No wonder Jesus remarked on how difficult it was for rich people to enter the Kingdom of Heaven. He was not commenting on how our earthly wealth becomes an idol that we love more than God and which thus precludes us from entering a happy afterlife. Remember, when Jesus talked about the Kingdom of God – when any Jew at the time talked about the Kingdom of God – he was talking about social configurations in this world. Jesus was, I think, observing how wealth prevents us from relating to people in love. Wealth can make us treat people in terms of their economic usefulness. The pursuit of wealth creates relationships where people dominate others, manipulate and exploit them. Wealth allows us to ignore the humanity of others. It can render people invisible. That is not love. That way of relating is not how God intends us to relate, because it is devoid of love.

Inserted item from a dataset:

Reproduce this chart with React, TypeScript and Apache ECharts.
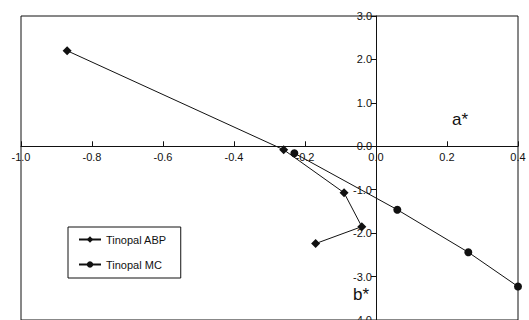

Perhaps nowhere was this more evident than in the British Museum and the Ashmolean Museum. Those two days were among the most fascinating days I have ever spent. But I was also acutely aware, every minute I was there, that this was the history of things the British have looted from the rest of the world and refused to give back (No-one, after all, is as well equipped to safeguard the world’s heritage pieces than the Brits). So the existence of the collection itself is a testimony to the abuse of power in the name of God. But the pieces themselves are as damning of humanity: so many of the artefacts reflect the evolution of our ability to mutilate one another with increasing efficiency. And here is the thing – we celebrate it! The pieces that I found myself drawn to, and I saw that the same was true of most others, were the weapons: instruments the sole purpose of which was to inflict suffering on fellow human beings. Farming implements and buttons just don’t hold the same macabre appeal. And we are just so good at hurting one another. We have turned it into an art form. And I felt sickened by it all, even as I was enthralled.
Even back home in South Africa, I find myself a traveler beneath a grey and brooding sky in a world I feel increasingly alienated from. I cannot comprehend the violent desires that drive us, even as I recognise in myself just how profoundly I have been shaped by those very desires, how powerless I am, in so many ways, to resist being controlled by them myself. I feel like a stranger in a strange land, though the place feels so familiar. Even as I am critical of British aristocracy, I recognise in myself those same impulses after earthly wealth that allow me to refuse to see those less fortunate, wilfully blind to their plight. I can see how wealth drives me from the Kingdom, making loving others just too darn inconvenient. And that makes me ever more grateful for the love and forgiveness of a God, Jesus, who looks at us in love, even as we torture and murder him, and forgives us because “we know not what we do”. I do know this, however: we – I – have a lot of work to do if God’s Kingdom – as Jesus taught us to pray – is to come on earth as it is in heaven.